→ Objective: Your task is to return, exactly, the run of lines starting at the line holding "Output the web" and ending at the line holding "var yLabelValues = [0.8, 0.9, 1.0];", both ends included and no other lines.

→ Records:

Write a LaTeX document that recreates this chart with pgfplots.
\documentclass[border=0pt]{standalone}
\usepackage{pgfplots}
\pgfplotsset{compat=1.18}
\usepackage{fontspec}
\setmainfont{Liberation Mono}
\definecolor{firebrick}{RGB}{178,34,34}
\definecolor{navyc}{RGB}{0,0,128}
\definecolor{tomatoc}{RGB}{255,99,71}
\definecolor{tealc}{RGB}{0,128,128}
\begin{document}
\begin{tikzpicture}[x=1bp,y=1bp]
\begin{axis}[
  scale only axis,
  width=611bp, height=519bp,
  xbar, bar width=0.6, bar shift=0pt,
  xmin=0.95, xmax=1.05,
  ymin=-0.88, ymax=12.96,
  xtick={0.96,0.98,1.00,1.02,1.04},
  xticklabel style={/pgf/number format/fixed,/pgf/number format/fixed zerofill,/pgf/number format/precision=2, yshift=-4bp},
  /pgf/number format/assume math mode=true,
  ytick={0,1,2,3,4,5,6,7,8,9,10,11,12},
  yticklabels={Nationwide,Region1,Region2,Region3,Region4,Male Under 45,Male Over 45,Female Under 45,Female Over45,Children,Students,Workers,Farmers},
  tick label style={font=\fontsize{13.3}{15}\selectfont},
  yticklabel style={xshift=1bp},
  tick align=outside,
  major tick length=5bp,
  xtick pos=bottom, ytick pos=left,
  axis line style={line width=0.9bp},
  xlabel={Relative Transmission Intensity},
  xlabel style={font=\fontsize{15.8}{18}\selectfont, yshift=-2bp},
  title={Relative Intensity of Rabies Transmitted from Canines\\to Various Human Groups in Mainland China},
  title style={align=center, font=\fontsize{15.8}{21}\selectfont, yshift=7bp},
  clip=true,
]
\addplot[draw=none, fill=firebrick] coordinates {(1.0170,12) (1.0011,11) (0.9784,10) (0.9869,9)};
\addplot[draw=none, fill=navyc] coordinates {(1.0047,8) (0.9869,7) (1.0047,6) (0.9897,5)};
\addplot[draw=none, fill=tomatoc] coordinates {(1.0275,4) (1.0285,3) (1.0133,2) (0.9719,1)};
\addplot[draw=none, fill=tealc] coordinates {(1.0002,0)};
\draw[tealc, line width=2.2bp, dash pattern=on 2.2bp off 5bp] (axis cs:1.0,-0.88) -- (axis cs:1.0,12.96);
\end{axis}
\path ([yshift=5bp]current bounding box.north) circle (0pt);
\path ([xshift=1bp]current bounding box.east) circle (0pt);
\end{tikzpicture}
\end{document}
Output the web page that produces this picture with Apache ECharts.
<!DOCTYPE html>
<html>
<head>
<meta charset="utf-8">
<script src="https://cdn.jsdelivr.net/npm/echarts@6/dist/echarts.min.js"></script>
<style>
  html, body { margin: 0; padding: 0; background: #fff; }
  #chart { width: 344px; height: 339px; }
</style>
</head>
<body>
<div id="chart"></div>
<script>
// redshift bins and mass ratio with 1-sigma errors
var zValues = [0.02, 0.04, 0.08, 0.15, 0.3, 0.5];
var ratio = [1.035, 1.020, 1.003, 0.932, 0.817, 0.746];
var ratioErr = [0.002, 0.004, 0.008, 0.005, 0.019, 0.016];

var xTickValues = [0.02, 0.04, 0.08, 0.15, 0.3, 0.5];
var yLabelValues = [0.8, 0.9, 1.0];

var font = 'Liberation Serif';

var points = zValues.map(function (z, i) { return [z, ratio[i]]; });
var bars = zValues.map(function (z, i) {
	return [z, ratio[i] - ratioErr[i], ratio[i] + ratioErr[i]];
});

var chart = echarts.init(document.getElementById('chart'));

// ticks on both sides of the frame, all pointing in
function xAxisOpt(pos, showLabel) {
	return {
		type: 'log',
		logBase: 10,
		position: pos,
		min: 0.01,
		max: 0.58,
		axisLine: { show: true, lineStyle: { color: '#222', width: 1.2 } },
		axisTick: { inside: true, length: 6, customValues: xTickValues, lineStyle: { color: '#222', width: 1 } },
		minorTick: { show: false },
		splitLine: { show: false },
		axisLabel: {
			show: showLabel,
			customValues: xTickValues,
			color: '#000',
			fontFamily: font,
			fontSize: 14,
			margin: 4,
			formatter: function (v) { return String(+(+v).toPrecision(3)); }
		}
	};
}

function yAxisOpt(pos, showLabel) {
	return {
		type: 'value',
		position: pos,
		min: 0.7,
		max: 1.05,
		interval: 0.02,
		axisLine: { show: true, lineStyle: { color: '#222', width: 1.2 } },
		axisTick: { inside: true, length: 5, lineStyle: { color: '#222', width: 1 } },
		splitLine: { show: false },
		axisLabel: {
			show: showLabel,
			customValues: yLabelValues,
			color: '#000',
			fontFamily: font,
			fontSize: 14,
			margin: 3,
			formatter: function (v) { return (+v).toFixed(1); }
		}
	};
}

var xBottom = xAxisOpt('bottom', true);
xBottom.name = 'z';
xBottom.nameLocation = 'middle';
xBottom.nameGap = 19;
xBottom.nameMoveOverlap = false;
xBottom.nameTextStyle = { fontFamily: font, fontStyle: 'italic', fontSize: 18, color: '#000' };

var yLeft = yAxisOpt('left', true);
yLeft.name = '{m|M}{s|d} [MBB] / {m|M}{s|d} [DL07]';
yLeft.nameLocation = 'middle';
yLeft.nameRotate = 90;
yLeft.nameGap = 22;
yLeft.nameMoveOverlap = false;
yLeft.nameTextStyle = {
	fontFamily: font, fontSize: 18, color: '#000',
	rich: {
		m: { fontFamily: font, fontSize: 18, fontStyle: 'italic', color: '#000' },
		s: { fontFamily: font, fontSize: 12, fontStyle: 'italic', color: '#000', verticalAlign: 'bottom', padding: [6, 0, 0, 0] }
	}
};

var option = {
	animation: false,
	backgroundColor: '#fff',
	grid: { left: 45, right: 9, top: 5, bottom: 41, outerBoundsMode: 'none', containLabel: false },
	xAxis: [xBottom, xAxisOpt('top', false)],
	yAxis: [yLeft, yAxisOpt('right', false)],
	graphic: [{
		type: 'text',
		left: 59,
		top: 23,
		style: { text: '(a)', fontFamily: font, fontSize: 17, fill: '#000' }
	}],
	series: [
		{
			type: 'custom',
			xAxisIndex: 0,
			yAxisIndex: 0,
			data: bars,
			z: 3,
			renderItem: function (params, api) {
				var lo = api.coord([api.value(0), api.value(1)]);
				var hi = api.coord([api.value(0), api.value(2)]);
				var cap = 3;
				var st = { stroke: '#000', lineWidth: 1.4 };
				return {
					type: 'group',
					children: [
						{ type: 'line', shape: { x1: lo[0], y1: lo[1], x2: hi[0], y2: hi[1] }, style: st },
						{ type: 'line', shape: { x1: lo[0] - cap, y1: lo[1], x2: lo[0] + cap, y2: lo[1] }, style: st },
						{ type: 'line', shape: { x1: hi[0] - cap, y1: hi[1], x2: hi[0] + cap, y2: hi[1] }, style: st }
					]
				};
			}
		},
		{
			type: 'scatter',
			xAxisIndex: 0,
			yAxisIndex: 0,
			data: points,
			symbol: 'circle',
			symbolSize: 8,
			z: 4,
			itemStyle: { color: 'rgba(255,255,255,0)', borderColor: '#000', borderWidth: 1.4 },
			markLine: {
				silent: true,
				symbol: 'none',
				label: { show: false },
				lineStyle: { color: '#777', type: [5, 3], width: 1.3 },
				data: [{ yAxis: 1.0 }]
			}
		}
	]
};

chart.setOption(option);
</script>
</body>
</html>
* * *
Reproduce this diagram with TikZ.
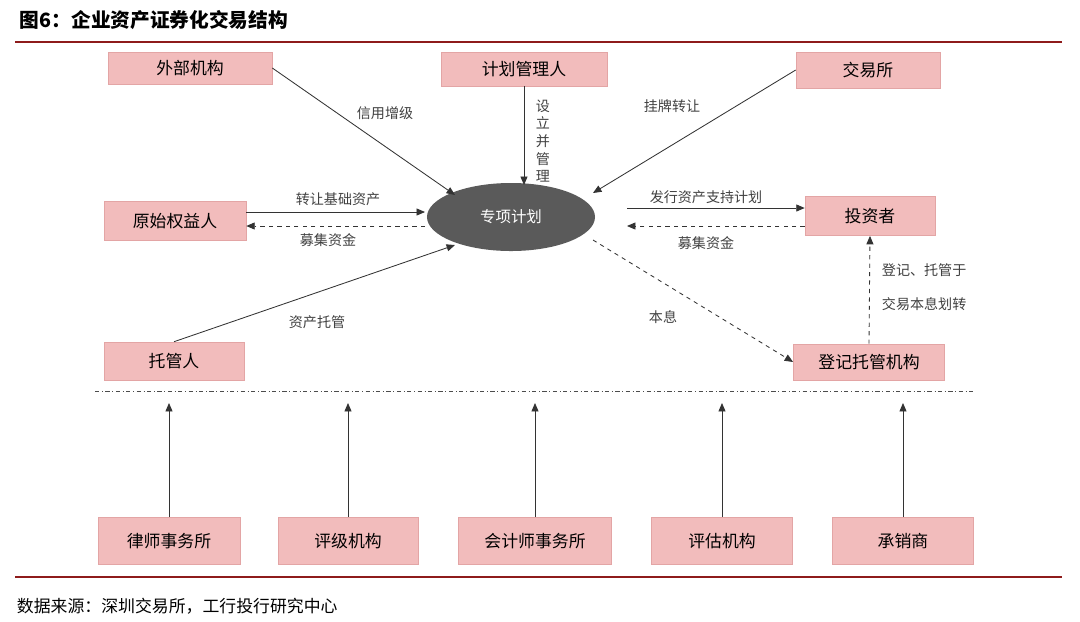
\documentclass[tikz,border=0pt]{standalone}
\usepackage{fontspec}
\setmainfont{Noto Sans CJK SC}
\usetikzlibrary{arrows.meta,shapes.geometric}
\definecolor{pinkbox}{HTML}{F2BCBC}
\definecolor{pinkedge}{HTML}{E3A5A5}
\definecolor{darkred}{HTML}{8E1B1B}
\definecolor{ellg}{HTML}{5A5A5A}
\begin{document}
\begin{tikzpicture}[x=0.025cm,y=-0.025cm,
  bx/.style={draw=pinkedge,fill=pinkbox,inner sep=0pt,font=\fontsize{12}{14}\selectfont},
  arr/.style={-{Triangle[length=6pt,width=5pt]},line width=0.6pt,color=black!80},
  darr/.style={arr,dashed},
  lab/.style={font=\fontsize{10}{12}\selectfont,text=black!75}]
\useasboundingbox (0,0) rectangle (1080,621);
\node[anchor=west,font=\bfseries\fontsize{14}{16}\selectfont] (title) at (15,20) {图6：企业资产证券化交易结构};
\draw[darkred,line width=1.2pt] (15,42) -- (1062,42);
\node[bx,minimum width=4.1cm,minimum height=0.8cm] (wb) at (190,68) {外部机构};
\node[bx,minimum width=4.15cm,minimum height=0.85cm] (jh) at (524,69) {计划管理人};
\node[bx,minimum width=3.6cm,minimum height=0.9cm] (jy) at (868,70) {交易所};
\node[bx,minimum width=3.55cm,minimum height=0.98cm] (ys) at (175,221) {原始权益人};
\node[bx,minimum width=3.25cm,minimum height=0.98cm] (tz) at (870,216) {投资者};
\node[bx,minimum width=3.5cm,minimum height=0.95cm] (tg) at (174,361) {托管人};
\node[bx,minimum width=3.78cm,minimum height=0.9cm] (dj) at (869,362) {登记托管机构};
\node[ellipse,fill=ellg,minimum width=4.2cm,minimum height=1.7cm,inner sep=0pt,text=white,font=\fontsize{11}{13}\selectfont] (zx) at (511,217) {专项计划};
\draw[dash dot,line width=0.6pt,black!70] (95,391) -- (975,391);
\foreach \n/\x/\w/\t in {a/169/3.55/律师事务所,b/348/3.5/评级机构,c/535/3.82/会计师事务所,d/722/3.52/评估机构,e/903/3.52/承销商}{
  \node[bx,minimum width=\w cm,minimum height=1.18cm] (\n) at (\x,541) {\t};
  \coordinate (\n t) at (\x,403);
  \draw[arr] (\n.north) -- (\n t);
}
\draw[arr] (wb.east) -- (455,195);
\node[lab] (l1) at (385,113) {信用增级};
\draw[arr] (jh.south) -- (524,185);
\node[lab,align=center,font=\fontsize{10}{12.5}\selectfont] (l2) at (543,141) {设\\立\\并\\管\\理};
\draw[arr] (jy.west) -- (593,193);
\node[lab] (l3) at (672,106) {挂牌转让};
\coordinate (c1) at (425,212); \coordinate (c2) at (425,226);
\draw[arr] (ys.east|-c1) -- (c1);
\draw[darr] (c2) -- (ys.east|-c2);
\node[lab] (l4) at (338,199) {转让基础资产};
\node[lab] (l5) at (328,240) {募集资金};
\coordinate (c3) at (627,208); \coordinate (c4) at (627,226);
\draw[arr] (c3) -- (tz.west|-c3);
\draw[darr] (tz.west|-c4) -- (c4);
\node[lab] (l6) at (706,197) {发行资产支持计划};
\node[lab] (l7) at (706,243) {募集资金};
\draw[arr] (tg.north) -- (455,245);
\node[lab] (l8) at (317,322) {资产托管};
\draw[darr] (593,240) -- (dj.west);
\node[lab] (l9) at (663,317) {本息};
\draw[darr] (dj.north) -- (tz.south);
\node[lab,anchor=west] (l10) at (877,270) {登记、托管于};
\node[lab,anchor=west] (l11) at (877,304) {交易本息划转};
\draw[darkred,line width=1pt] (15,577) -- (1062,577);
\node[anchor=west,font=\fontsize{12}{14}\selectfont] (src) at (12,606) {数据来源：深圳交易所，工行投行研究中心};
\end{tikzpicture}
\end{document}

→ Reply:
Output the web page that produces this picture with Apache ECharts.
<!DOCTYPE html>
<html>
<head>
<meta charset="utf-8">
<script src="https://cdn.jsdelivr.net/npm/echarts@6/dist/echarts.min.js"></script>
<style>
  html, body { margin: 0; padding: 0; background: #fff; }
  #chart { width: 344px; height: 339px; }
</style>
</head>
<body>
<div id="chart"></div>
<script>
// redshift bins and mass ratio with 1-sigma errors
var zValues = [0.02, 0.04, 0.08, 0.15, 0.3, 0.5];
var ratio = [1.035, 1.020, 1.003, 0.932, 0.817, 0.746];
var ratioErr = [0.002, 0.004, 0.008, 0.005, 0.019, 0.016];

var xTickValues = [0.02, 0.04, 0.08, 0.15, 0.3, 0.5];
var yLabelValues = [0.8, 0.9, 1.0];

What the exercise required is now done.